Em relação à prática de actividade físico-desportiva, os nossos dados reflectem a longa tendência do senso comum em colocar o rapaz numa zona exterior, ao ar livre, e a rapariga fechada, cuidada e protegida. Na verdade, os rapazes têm maiores níveis de actividade físico-desportiva do que as raparigas (♂:1.96±.91 vs ♀:1.27±.88).
Os resultados menos esperados surgem quando comparámos os níveis de prática de actividade físico-desportiva ao nível do autoconceito. Os indivíduos que atingem as recomendações obtêm menor autoconceito em factores como relação com os pais e estabilidade emocional. Uma das possíveis razões para este facto seria a de assim passarem menos tempo com os seus pais e por essa razão obterem um menor autoconceito. As exigências laborais a que os pais na sociedade contemporânea estão sujeitos leva-os a terem de manter os filhos ocupados em actividades até mais tarde. Uma consequência desta prática é menor tempo em que se envolvem em actividades familiares com os filhos.
Verificámos que existe uma tendência para que os valores do autoconceito progressivamente aumentem em relação ao nível de prática de actividade físico-desportiva sendo que o menor valor de autoconceito é referente ao nível inactivo, e o maior em indivíduos muito activos (gráfico I).
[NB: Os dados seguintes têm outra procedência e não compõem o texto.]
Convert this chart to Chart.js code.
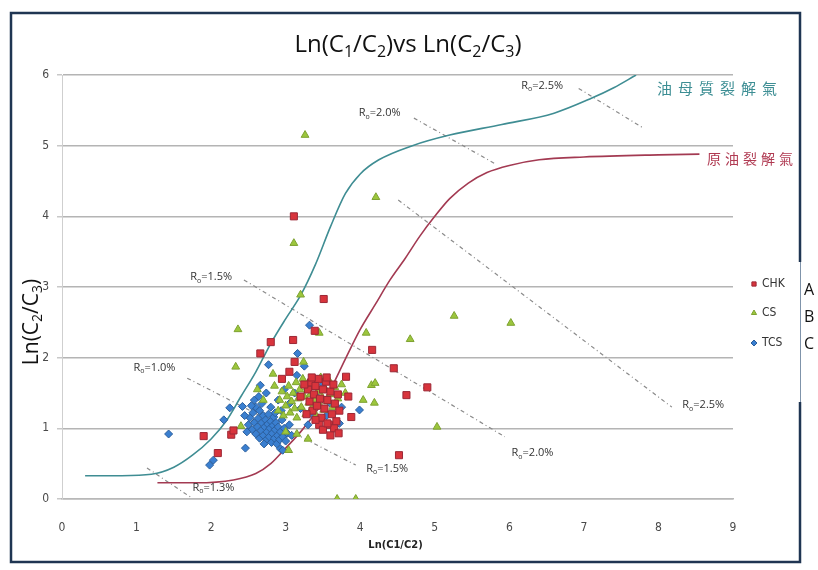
<!DOCTYPE html>
<html>
<head>
<meta charset="utf-8">
<script src="https://cdn.jsdelivr.net/npm/chart.js@4.4.1/dist/chart.umd.min.js"></script>
<style>
  html, body { margin: 0; padding: 0; background: #fff; }
  canvas { display: block; }
</style>
</head>
<body>
<canvas id="chart" width="818" height="570"></canvas>
<script>
// ---- data ----
const xTicks = [0, 1, 2, 3, 4, 5, 6, 7, 8, 9];
const yTicks = [0, 1, 2, 3, 4, 5, 6];

const seriesNames = ["CHK", "CS", "TCS"];

const chkPoints = [
  [3.30,1.55],[3.32,1.38],[3.34,1.65],[3.36,1.25],[3.38,1.48],[3.40,1.60],[3.42,1.32],[3.44,1.70],
  [3.46,1.42],[3.48,1.15],[3.50,1.55],[3.52,1.28],[3.54,1.66],[3.56,1.40],[3.58,1.05],[3.60,1.52],
  [3.62,1.20],[3.64,1.62],[3.66,1.35],[3.68,1.10],[3.70,1.48],[3.72,1.25],[3.35,1.72],[3.45,1.05],
  [3.55,1.72],[3.65,1.00],[3.25,1.62],[3.20,1.45],[3.28,1.20],[3.40,1.12],[3.50,0.98],[3.60,0.90],
  [1.90,0.89],[2.09,0.65],[2.27,0.91],[2.30,0.97],[2.66,2.06],[2.80,2.22],[3.10,2.25],[3.12,1.94],
  [3.39,2.38],[3.11,4.00],[3.51,2.83],[3.71,0.93],[3.56,1.07],[3.81,1.73],[3.84,1.45],[3.88,1.16],
  [4.16,2.11],[4.45,1.85],[4.62,1.47],[4.90,1.58],[4.52,0.62],[2.95,1.70],[3.05,1.80]
];

const csPoints = [
  [2.90,1.25],[2.92,1.40],[2.95,1.52],[2.97,1.18],[3.00,1.32],[3.02,1.45],[3.04,1.60],[3.06,1.22],
  [3.08,1.38],[3.10,1.50],[3.12,1.28],[3.14,1.65],[3.15,1.15],[3.17,1.42],[3.19,1.55],[3.21,1.30],
  [3.23,1.70],[3.25,1.45],[3.27,1.20],[3.29,1.58],[3.31,1.36],[3.33,1.48],[3.35,1.28],[3.37,1.62],
  [3.39,1.40],[3.41,1.18],[3.43,1.52],[3.45,1.34],[3.47,1.72],[3.49,1.44],[3.51,1.26],[3.53,1.56],
  [3.56,1.38],[3.58,1.68],[3.60,1.48],[3.63,1.30],[3.66,1.58],[3.70,1.42],[3.75,1.62],[3.80,1.50],
  [2.83,1.77],[3.24,1.94],[2.40,1.03],[3.04,0.69],[2.36,2.40],[2.33,1.87],[3.45,2.35],[3.20,2.89],
  [3.11,3.62],[3.26,5.15],[4.21,4.27],[4.08,2.35],[4.67,2.26],[5.26,2.59],[6.02,2.49],[4.15,1.61],
  [4.20,1.64],[4.04,1.40],[4.19,1.36],[5.03,1.02],[3.69,0.00],[3.94,0.00],[2.70,1.40],[2.62,1.55],
  [2.85,1.60],[3.00,0.95],[3.30,0.85],[3.15,0.92]
];

const tcsPoints = [
  [1.43,0.92],[1.98,0.48],[2.03,0.55],[2.17,1.12],[2.25,1.29],[2.42,1.31],[2.46,0.72],[2.66,1.61],
  [2.77,1.90],[2.93,0.71],[2.96,0.69],[3.16,2.06],[3.32,2.46],[3.72,1.07],[3.99,1.26],[3.75,1.30],
  [3.55,1.18],
  [2.50,1.05],[2.52,1.15],[2.55,0.98],[2.56,1.22],[2.58,1.08],[2.60,0.92],[2.60,1.30],[2.62,1.02],
  [2.63,1.14],[2.65,0.86],[2.65,1.25],[2.67,0.97],[2.68,1.08],[2.70,1.18],[2.70,0.90],[2.72,1.02],
  [2.73,1.12],[2.74,0.84],[2.75,0.95],[2.76,1.06],[2.77,1.20],[2.78,0.88],[2.79,1.00],[2.80,1.10],
  [2.81,0.80],[2.82,0.93],[2.83,1.04],[2.84,1.16],[2.85,0.86],[2.86,0.98],[2.87,1.08],[2.88,0.78],
  [2.89,0.90],[2.90,1.02],[2.92,0.84],[2.93,0.95],[2.95,1.12],[2.96,0.88],[2.98,1.00],[3.00,0.82],
  [3.02,0.93],[2.58,1.40],[2.68,1.35],[2.80,1.30],[2.94,1.25],[3.05,1.05],[2.45,1.18],[2.48,0.95],
  [2.54,1.32],[2.71,0.78],[2.86,1.22],[2.64,1.45],[2.74,1.50],[2.90,1.40],[3.08,0.90],
  [3.05,1.35],[3.12,1.50],[3.20,1.28],[3.28,1.60],[3.35,1.20],[3.42,1.45],[3.50,1.62],[3.15,1.75],
  [3.25,1.88],[2.98,1.55],[3.60,1.35],[3.30,1.05]
];

// kerogen-cracking and oil-cracking trend curves
const kerogenCurve = [
  [0.31,0.33],[0.80,0.33],[1.20,0.35],[1.50,0.45],[1.75,0.62],[2.00,0.85],[2.20,1.10],[2.40,1.45],
  [2.60,1.80],[2.80,2.20],[3.00,2.55],[3.20,2.88],[3.40,3.32],[3.60,3.85],[3.80,4.32],[4.00,4.60],
  [4.25,4.80],[4.70,5.00],[5.20,5.15],[5.90,5.30],[6.60,5.46],[7.10,5.67],[7.40,5.82],[7.70,6.00]
];
const oilCurve = [
  [1.28,0.23],[1.80,0.23],[2.30,0.27],[2.60,0.36],[2.80,0.50],[3.00,0.72],[3.20,0.95],[3.40,1.22],
  [3.60,1.55],[3.80,1.98],[4.00,2.40],[4.20,2.75],[4.40,3.10],[4.60,3.40],[4.80,3.72],[5.00,4.00],
  [5.20,4.25],[5.45,4.47],[5.70,4.62],[6.00,4.72],[6.40,4.80],[7.00,4.84],[8.00,4.87],[8.55,4.88]
];
const kerogenLabel = "油母質裂解氣";
const oilLabel = "原油裂解氣";

// Ro iso-maturity dashed segments
const roLines = [
  [[1.14,0.44],[1.72,0.03]],
  [[1.68,1.71],[3.94,0.48]],
  [[2.44,3.10],[5.94,0.88]],
  [[4.72,5.39],[5.80,4.75]],
  [[4.51,4.23],[8.18,1.30]],
  [[6.93,5.81],[7.78,5.26]]
];
// [value, x, y] : label left edge / vertical middle in data units
const roLabels = [
  ["=2.5%", 6.16, 5.86],
  ["=2.0%", 3.98, 5.47],
  ["=1.5%", 1.72, 3.15],
  ["=1.0%", 0.96, 1.87],
  ["=1.3%", 1.75, 0.17],
  ["=1.5%", 4.08, 0.44],
  ["=2.0%", 6.03, 0.66],
  ["=2.5%", 8.32, 1.34]
];

const asXY = arr => arr.map(p => ({ x: p[0], y: p[1] }));
const narrow = "'Liberation Sans Narrow', 'DejaVu Sans Condensed', sans-serif";

// text with subscript runs: [text, isSub]
function drawRuns(ctx, runs, x, y, size, family, align, color) {
  const sub = Math.round(size * 0.68);
  let w = 0;
  runs.forEach(r => {
    ctx.font = (r[1] ? sub : size) + "px " + family;
    w += ctx.measureText(r[0]).width;
  });
  let cx = align === "center" ? x - w / 2 : x;
  ctx.fillStyle = color;
  ctx.textBaseline = "alphabetic";
  ctx.textAlign = "left";
  runs.forEach(r => {
    ctx.font = (r[1] ? sub : size) + "px " + family;
    ctx.fillText(r[0], cx, r[1] ? y + size * 0.2 : y);
    cx += ctx.measureText(r[0]).width;
  });
}

function spacedText(ctx, text, x, y, gap) {
  let cx = x;
  for (const ch of text) {
    ctx.fillText(ch, cx, y);
    cx += ctx.measureText(ch).width + gap;
  }
}

const decor = {
  id: "decor",
  afterDraw(chart) {
    const ctx = chart.ctx;
    const xs = chart.scales.x, ys = chart.scales.y;
    ctx.save();

    // outer frame
    ctx.strokeStyle = "#1f3552";
    ctx.lineWidth = 2.5;
    ctx.strokeRect(11, 13, 789, 549);
    ctx.fillStyle = "#fff";
    ctx.fillRect(797, 262, 6, 140);
    ctx.strokeStyle = "#7f93aa";
    ctx.lineWidth = 1;
    ctx.beginPath(); ctx.moveTo(800.5, 262); ctx.lineTo(800.5, 402); ctx.stroke();

    // title
    drawRuns(ctx, [["Ln(C",0],["1",1],["/C",0],["2",1],[")vs Ln(C",0],["2",1],["/C",0],["3",1],[")",0]],
      408, 52, 24, "'Open Sans', sans-serif", "center", "#111");

    // y axis title
    ctx.save();
    ctx.translate(38, 322);
    ctx.rotate(-Math.PI / 2);
    drawRuns(ctx, [["Ln(C",0],["2",1],["/C",0],["3",1],[")",0]], 0, 0, 21, "'Open Sans', sans-serif", "center", "#111");
    ctx.restore();

    // x axis title
    ctx.font = "bold 11px " + narrow;
    ctx.fillStyle = "#222";
    ctx.textAlign = "center";
    ctx.textBaseline = "middle";
    ctx.fillText("Ln(C1/C2)", xs.getPixelForValue(4.5) - 2, 545);

    // Ro labels
    roLabels.forEach(l => {
      const px = xs.getPixelForValue(l[1]), py = ys.getPixelForValue(l[2]) + 4;
      drawRuns(ctx, [["R",0],["o",1],[l[0],0]], px, py, 11, "'Open Sans', sans-serif", "left", "#333");
    });

    // curve labels
    ctx.textAlign = "left";
    ctx.textBaseline = "middle";
    ctx.font = "15px 'Noto Sans CJK TC', sans-serif";
    ctx.fillStyle = "#3d8e94";
    spacedText(ctx, kerogenLabel, xs.getPixelForValue(7.98), ys.getPixelForValue(5.81), 6);
    ctx.fillStyle = "#b03a52";
    ctx.font = "14px 'Noto Sans CJK TC', sans-serif";
    spacedText(ctx, oilLabel, xs.getPixelForValue(8.65), ys.getPixelForValue(4.82), 4);

    // legend
    const legY = [284, 313, 343];
    legY.forEach((ly, i) => {
      const ds = chart.data.datasets[i];
      ctx.fillStyle = ds.backgroundColor;
      ctx.strokeStyle = ds.borderColor;
      ctx.lineWidth = 1;
      Chart.helpers.drawPoint(ctx, { pointStyle: ds.pointStyle, radius: 3, borderWidth: 1 }, 754, ly);
      ctx.font = "12px " + narrow;
      ctx.fillStyle = "#333";
      ctx.textAlign = "left";
      ctx.textBaseline = "middle";
      ctx.fillText(seriesNames[i], 762, ly);
    });

    // side letters
    ctx.font = "16px 'Open Sans', sans-serif";
    ctx.fillStyle = "#111";
    ["A", "B", "C"].forEach((t, i) => ctx.fillText(t, 804, 290 + i * 27));

    ctx.restore();
  }
};

const pointSets = [
  { label: seriesNames[0], data: asXY(chkPoints), pointStyle: "rect", pointRadius: 5,
    backgroundColor: "#d8343c", borderColor: "#9c2836", order: 1 },
  { label: seriesNames[1], data: asXY(csPoints), pointStyle: "triangle", pointRadius: 4.5,
    backgroundColor: "#9cc63c", borderColor: "#7ea232", order: 2 },
  { label: seriesNames[2], data: asXY(tcsPoints), pointStyle: "rectRot", pointRadius: 4,
    backgroundColor: "#3a7fd0", borderColor: "#2b5e9c", order: 3 }
];
pointSets.forEach(d => { d.pointBorderWidth = 1; d.showLine = false; });

const curveSets = [
  { data: asXY(kerogenCurve), borderColor: "#3f8d93" },
  { data: asXY(oilCurve), borderColor: "#a33a52" }
].map(d => Object.assign(d, {
  showLine: true, pointRadius: 0, borderWidth: 1.6, cubicInterpolationMode: "monotone", order: 6
}));

const roSets = roLines.map(seg => ({
  data: asXY(seg), showLine: true, pointRadius: 0, borderWidth: 1.2,
  borderColor: "#8a8a8a", borderDash: [4, 3, 1, 3], order: 7
}));

const chart = new Chart(document.getElementById("chart"), {
  type: "scatter",
  data: { datasets: pointSets.concat(curveSets, roSets) },
  options: {
    responsive: false,
    animation: false,
    layout: { padding: { left: 0, top: 75, right: 85, bottom: 0 } },
    plugins: { legend: { display: false }, tooltip: { enabled: false }, title: { display: false } },
    scales: {
      x: {
        type: "linear", min: 0, max: 9,
        afterFit(s) { s.height = 71; },
        afterBuildTicks(s) { s.ticks = xTicks.map(v => ({ value: v })); },
        grid: { display: false },
        border: { display: true, color: "#b8b8b8", width: 1.5 },
        ticks: { padding: 14, color: "#4a4a4a", font: { size: 12, family: narrow } }
      },
      y: {
        type: "linear", min: 0, max: 6,
        afterFit(s) { s.width = 62; },
        afterBuildTicks(s) { s.ticks = yTicks.map(v => ({ value: v })); },
        grid: { color: "#b4b4b4", lineWidth: 1.5, tickLength: 5, tickColor: "#c8c8c8" },
        border: { display: true, color: "#cfcfcf", width: 1 },
        ticks: { padding: 8, color: "#4a4a4a", font: { size: 12, family: narrow } }
      }
    }
  },
  plugins: [decor]
});
</script>
</body>
</html>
No entanto foi inesperada a correlação negativa entre actividade físico-desportiva e estabilidade, mas que nos parece coerente com a eventual falta de tempo que passam com os pais para participarem intensamente em sessões de treino onde o convívio social necessário para o desenvolvimento re laços afectivos é de baixa densidade.
Verificando que, numa base regular, 83.3% dos adolescentes portugueses praticam actividade físico-desportiva, é de notar que são apenas 19.1% os que cumprem as recomendações, o que os leva a não aproveitar devidamente os benefícios da prática de actividade físico-desportiva (WHO, 2002).
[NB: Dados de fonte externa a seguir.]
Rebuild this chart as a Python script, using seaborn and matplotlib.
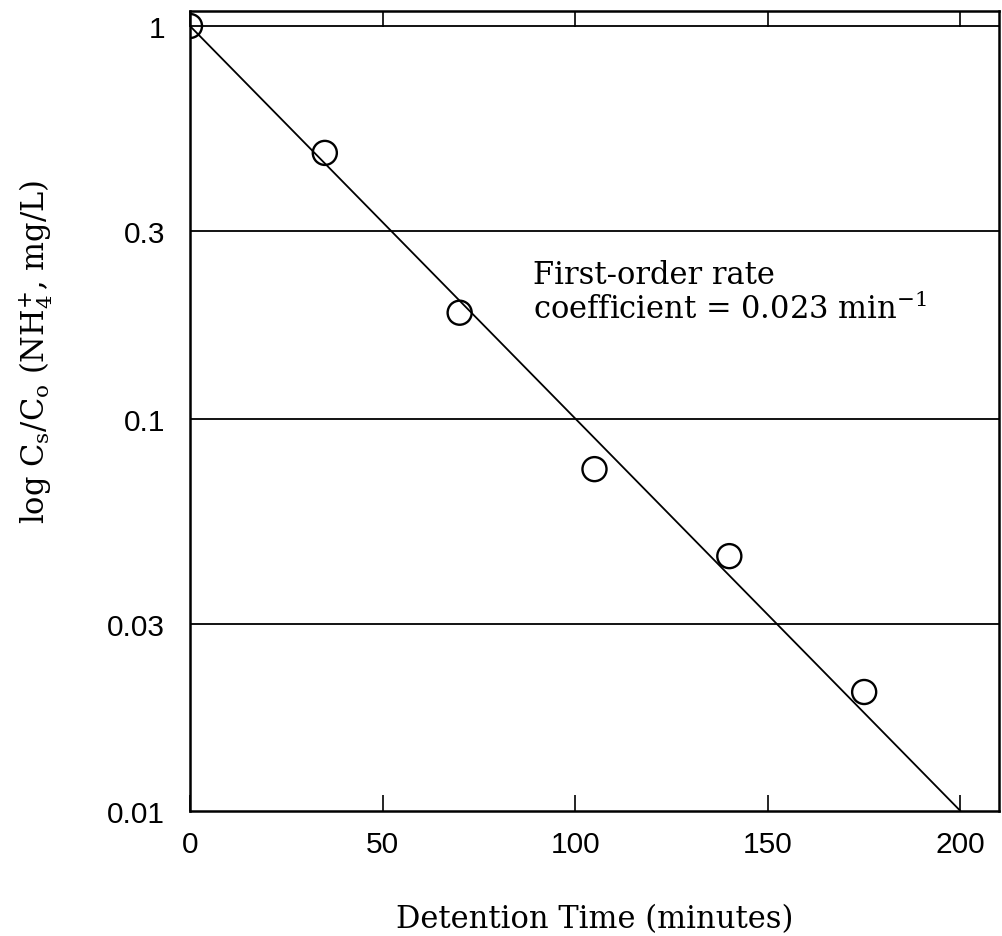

Tal também se repercute no autoconceito negativamente, como a nossa revisão bibliográfica já apontava, na medida que os maiores valores de autoconceito se verificam em indivíduos mais activos (Brown & Harison, 1986; Irvini, 1984; Sonstroem, 1982; Sonstroem & Potts, 1996; cits. por Tomé e Valentini, 2006).
CONCLUSÃO
Em forma de conclusão podemos observar que, no que diz respeito ao autoconceito, os valores mais elevados situam-se ao nível da relação com pares do mesmo sexo; relação com pares do sexo oposto; relação com os pais; honestidade/integridade; estabilidade emocional e auto conceito geral. Quanto aos valores mais baixos prendem-se com o autoconceito na língua materna e na matemática.
Em relação às diferenças entre sexos em função do envolvimento em actividade físico-desportiva, verificámos que a nível geral são os rapazes que revelam maiores níveis de prática. Já nos níveis de autoconceito, a comparação dá de uma forma geral um maior valor no autocon-ceito em indivíduos do sexo masculino. Porém analisando os vários factores, verificámos que os indivíduos de sexo masculino possuem menor autoconceito em factores como a língua materna, o escolar geral, na relação com pares do mesmo sexo e estabilidade emocional face ao sexo oposto.
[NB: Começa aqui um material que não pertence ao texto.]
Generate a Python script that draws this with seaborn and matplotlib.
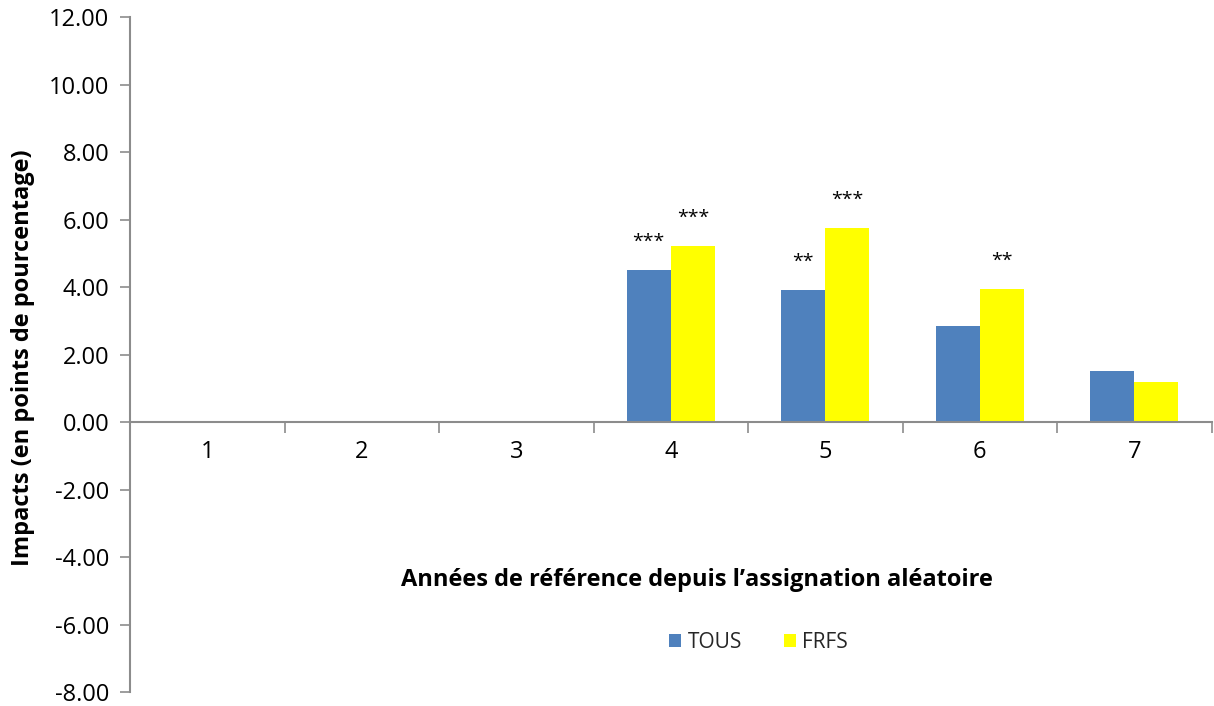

Verificámos que em quase todos os factores os indivíduos que atingem as recomendações de actividade físico-desportiva (ACSM/AHA, 2007; Strong et. al., 2005) têm maiores níveis de autoconceito, com excepção feita nos factores relação com os pais e estabilidade emocional.
Quanto ao autoconceito geral, verificámos uma tendência de aumento deste com um maior grau de envolvimento em prática de actividade físico-desportivas. Quando transitamos de indivíduos inactivos para indivíduos muito activos (podemos verificar que os valores de autoconceito nos factores língua materna, escolar geral, aparência física, actividades físico-desportivas, relação com pares do mesmo sexo e do sexo oposto, apresentam esta oscilação tal como o autoconceito total). Verificámos os valores mais altos no autoconceito são entre os indivíduos que são moderadamente activos, excepto na dimensão estabilidade emocional onde esse pico acontece entre os que são insuficientemente activos. Já em relação ao aproveitamento escolar verificámos que, apesar de se constatar alguma oscilação, os indivíduos muito activos têm uma maior taxa de reprovação que os restantes. Porém verifica-se da mesma forma que indivíduos quer inactivos quer, e particularmente, insuficientemente activos, têm maiores valores de aproveitamento escolar que indivíduos moderadamente activos.
Em relação às correlações efectuadas, verificou-se que a actividade físico-desportivas está correlacionado com o autoconceito na actividade físico-desportiva e relação com pares do sexo oposto (positivamente) e autoconceito na estabilidade emocional (negativamente). Já no aproveitamento escolar, os factores do autoconceito maior correlacionados são os da língua materna, matemática e escolar geral.